— START MATERIAL —
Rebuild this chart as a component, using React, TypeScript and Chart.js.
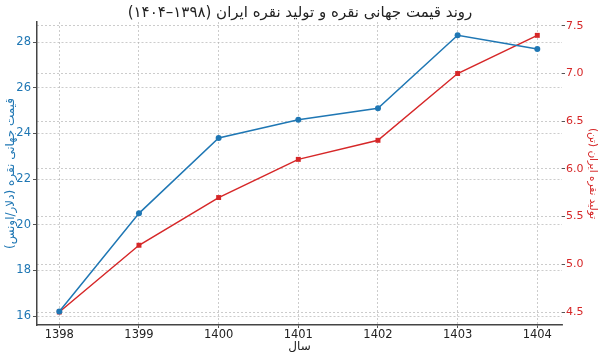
import React, { useEffect, useRef } from "react";
import { Chart, registerables } from "chart.js";

Chart.register(...registerables);

const years = [1398, 1399, 1400, 1401, 1402, 1403, 1404];
const silverPrice = [16.2, 20.5, 23.8, 24.6, 25.1, 28.3, 27.7];
const silverProduction = [4.5, 5.2, 5.7, 6.1, 6.3, 7.0, 7.4];
const leftTicks = [16, 18, 20, 22, 24, 26, 28];
const rightTicks = [4.5, 5.0, 5.5, 6.0, 6.5, 7.0, 7.5];

const titleText = "روند قیمت جهانی نقره و تولید نقره ایران (۱۳۹۸–۱۴۰۴)";
const xTitle = "سال";
const leftTitle = "قیمت جهانی نقره (دلار/اونس)";
const rightTitle = "تولید نقره ایران (تن)";

const BLUE = "#1f77b4";
const RED = "#d62728";
const FONT = "'DejaVu Sans', sans-serif";

export default function App() {
  const ref = useRef<HTMLCanvasElement | null>(null);
  useEffect(() => {
    if (!ref.current) return;
    const gridCommon = {
      color: "rgba(170,170,170,0.75)",
      lineWidth: 0.8,
      tickColor: "#555",
      tickLength: 4,
      tickWidth: 1,
    };
    const chart = new Chart(ref.current, {
      type: "line",
      data: {
        datasets: [
          {
            label: leftTitle,
            data: years.map((y, i) => ({ x: y, y: silverPrice[i] })),
            borderColor: BLUE,
            backgroundColor: BLUE,
            borderWidth: 1.5,
            pointStyle: "circle",
            pointRadius: 3,
            pointBorderWidth: 0,
            yAxisID: "y",
          },
          {
            label: rightTitle,
            data: years.map((y, i) => ({ x: y, y: silverProduction[i] })),
            borderColor: RED,
            backgroundColor: RED,
            borderWidth: 1.5,
            pointStyle: "rect",
            pointRadius: 3.5,
            pointBorderWidth: 0,
            yAxisID: "y1",
          },
        ],
      },
      options: {
        animation: false,
        responsive: true,
        maintainAspectRatio: false,
        layout: { padding: 0 },
        plugins: {
          legend: { display: false },
          tooltip: { enabled: false },
          title: {
            display: true,
            text: titleText,
            color: "#222",
            font: { family: FONT, size: 15, weight: "normal", lineHeight: 1.2 },
            padding: { top: 4, bottom: 0 },
          },
        },
        scales: {
          x: {
            type: "linear",
            position: "bottom",
            min: 1397.72,
            max: 1404.31,
            afterBuildTicks: (s: any) => {
              s.ticks = years.map((v) => ({ value: v }));
            },
            afterFit: (s: any) => {
              s.height = 33;
            },
            ticks: {
              color: "#222",
              font: { family: FONT, size: 11.5 },
              padding: 0,
              callback: (v: any) => String(v),
            },
            grid: { ...gridCommon, tickLength: 3 },
            border: { display: true, color: "#444", width: 1.5, dash: [2, 2] },
            title: {
              display: true,
              text: xTitle,
              color: "#222",
              font: { family: FONT, size: 12 },
              padding: { top: 0, bottom: 4 },
            },
          },
          y: {
            type: "linear",
            position: "left",
            min: 15.61,
            max: 28.88,
            afterBuildTicks: (s: any) => {
              s.ticks = leftTicks.map((v) => ({ value: v }));
            },
            afterFit: (s: any) => {
              s.width = 37;
            },
            ticks: {
              color: BLUE,
              font: { family: FONT, size: 11.5 },
              padding: 2,
              callback: (v: any) => String(v),
            },
            grid: { ...gridCommon },
            border: { display: true, color: "#444", width: 1.5, dash: [2, 2] },
            title: {
              display: true,
              text: leftTitle,
              color: BLUE,
              font: { family: FONT, size: 12 },
              padding: 4,
            },
          },
          y1: {
            type: "linear",
            position: "right",
            min: 4.364,
            max: 7.54,
            afterBuildTicks: (s: any) => {
              s.ticks = rightTicks.map((v) => ({ value: v }));
            },
            afterFit: (s: any) => {
              s.width = 38;
            },
            ticks: {
              color: RED,
              font: { family: FONT, size: 11 },
              padding: 1,
              callback: (v: any) => Number(v).toFixed(1),
            },
            grid: { ...gridCommon, tickLength: 3, drawOnChartArea: true },
            border: { display: false, dash: [2, 2] },
            title: {
              display: true,
              text: rightTitle,
              color: RED,
              font: { family: FONT, size: 10.5 },
              padding: 0.5,
            },
          },
        },
      },
    } as any);
    return () => chart.destroy();
  }, []);
  return (
    <div style={{ position: "fixed", left: 0, top: 0, width: 600, height: 358, background: "#fff" }}>
      <canvas ref={ref} />
    </div>
  );
}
— END MATERIAL —
TO DO:
Write out the whole listing exactly, and drop the pictures.

TASK OUTPUT:
Rebuild this chart as a component, using React, TypeScript and Chart.js.
import React, { useEffect, useRef } from "react";
import { Chart, registerables } from "chart.js";

Chart.register(...registerables);

const years = [1398, 1399, 1400, 1401, 1402, 1403, 1404];
const silverPrice = [16.2, 20.5, 23.8, 24.6, 25.1, 28.3, 27.7];
const silverProduction = [4.5, 5.2, 5.7, 6.1, 6.3, 7.0, 7.4];
const leftTicks = [16, 18, 20, 22, 24, 26, 28];
const rightTicks = [4.5, 5.0, 5.5, 6.0, 6.5, 7.0, 7.5];

const titleText = "روند قیمت جهانی نقره و تولید نقره ایران (۱۳۹۸–۱۴۰۴)";
const xTitle = "سال";
const leftTitle = "قیمت جهانی نقره (دلار/اونس)";
const rightTitle = "تولید نقره ایران (تن)";

const BLUE = "#1f77b4";
const RED = "#d62728";
const FONT = "'DejaVu Sans', sans-serif";

export default function App() {
  const ref = useRef<HTMLCanvasElement | null>(null);
  useEffect(() => {
    if (!ref.current) return;
    const gridCommon = {
      color: "rgba(170,170,170,0.75)",
      lineWidth: 0.8,
      tickColor: "#555",
      tickLength: 4,
      tickWidth: 1,
    };
    const chart = new Chart(ref.current, {
      type: "line",
      data: {
        datasets: [
          {
            label: leftTitle,
            data: years.map((y, i) => ({ x: y, y: silverPrice[i] })),
            borderColor: BLUE,
            backgroundColor: BLUE,
            borderWidth: 1.5,
            pointStyle: "circle",
            pointRadius: 3,
            pointBorderWidth: 0,
            yAxisID: "y",
          },
          {
            label: rightTitle,
            data: years.map((y, i) => ({ x: y, y: silverProduction[i] })),
            borderColor: RED,
            backgroundColor: RED,
            borderWidth: 1.5,
            pointStyle: "rect",
            pointRadius: 3.5,
            pointBorderWidth: 0,
            yAxisID: "y1",
          },
        ],
      },
      options: {
        animation: false,
        responsive: true,
        maintainAspectRatio: false,
        layout: { padding: 0 },
        plugins: {
          legend: { display: false },
          tooltip: { enabled: false },
          title: {
            display: true,
            text: titleText,
            color: "#222",
            font: { family: FONT, size: 15, weight: "normal", lineHeight: 1.2 },
            padding: { top: 4, bottom: 0 },
          },
        },
        scales: {
          x: {
            type: "linear",
            position: "bottom",
            min: 1397.72,
            max: 1404.31,
            afterBuildTicks: (s: any) => {
              s.ticks = years.map((v) => ({ value: v }));
            },
            afterFit: (s: any) => {
              s.height = 33;
            },
            ticks: {
              color: "#222",
              font: { family: FONT, size: 11.5 },
              padding: 0,
              callback: (v: any) => String(v),
            },
            grid: { ...gridCommon, tickLength: 3 },
            border: { display: true, color: "#444", width: 1.5, dash: [2, 2] },
            title: {
              display: true,
              text: xTitle,
              color: "#222",
              font: { family: FONT, size: 12 },
              padding: { top: 0, bottom: 4 },
            },
          },
          y: {
            type: "linear",
            position: "left",
            min: 15.61,
            max: 28.88,
            afterBuildTicks: (s: any) => {
              s.ticks = leftTicks.map((v) => ({ value: v }));
            },
            afterFit: (s: any) => {
              s.width = 37;
            },
            ticks: {
              color: BLUE,
              font: { family: FONT, size: 11.5 },
              padding: 2,
              callback: (v: any) => String(v),
            },
            grid: { ...gridCommon },
            border: { display: true, color: "#444", width: 1.5, dash: [2, 2] },
            title: {
              display: true,
              text: leftTitle,
              color: BLUE,
              font: { family: FONT, size: 12 },
              padding: 4,
            },
          },
          y1: {
            type: "linear",
            position: "right",
            min: 4.364,
            max: 7.54,
            afterBuildTicks: (s: any) => {
              s.ticks = rightTicks.map((v) => ({ value: v }));
            },
            afterFit: (s: any) => {
              s.width = 38;
            },
            ticks: {
              color: RED,
              font: { family: FONT, size: 11 },
              padding: 1,
              callback: (v: any) => Number(v).toFixed(1),
            },
            grid: { ...gridCommon, tickLength: 3, drawOnChartArea: true },
            border: { display: false, dash: [2, 2] },
            title: {
              display: true,
              text: rightTitle,
              color: RED,
              font: { family: FONT, size: 10.5 },
              padding: 0.5,
            },
          },
        },
      },
    } as any);
    return () => chart.destroy();
  }, []);
  return (
    <div style={{ position: "fixed", left: 0, top: 0, width: 600, height: 358, background: "#fff" }}>
      <canvas ref={ref} />
    </div>
  );
}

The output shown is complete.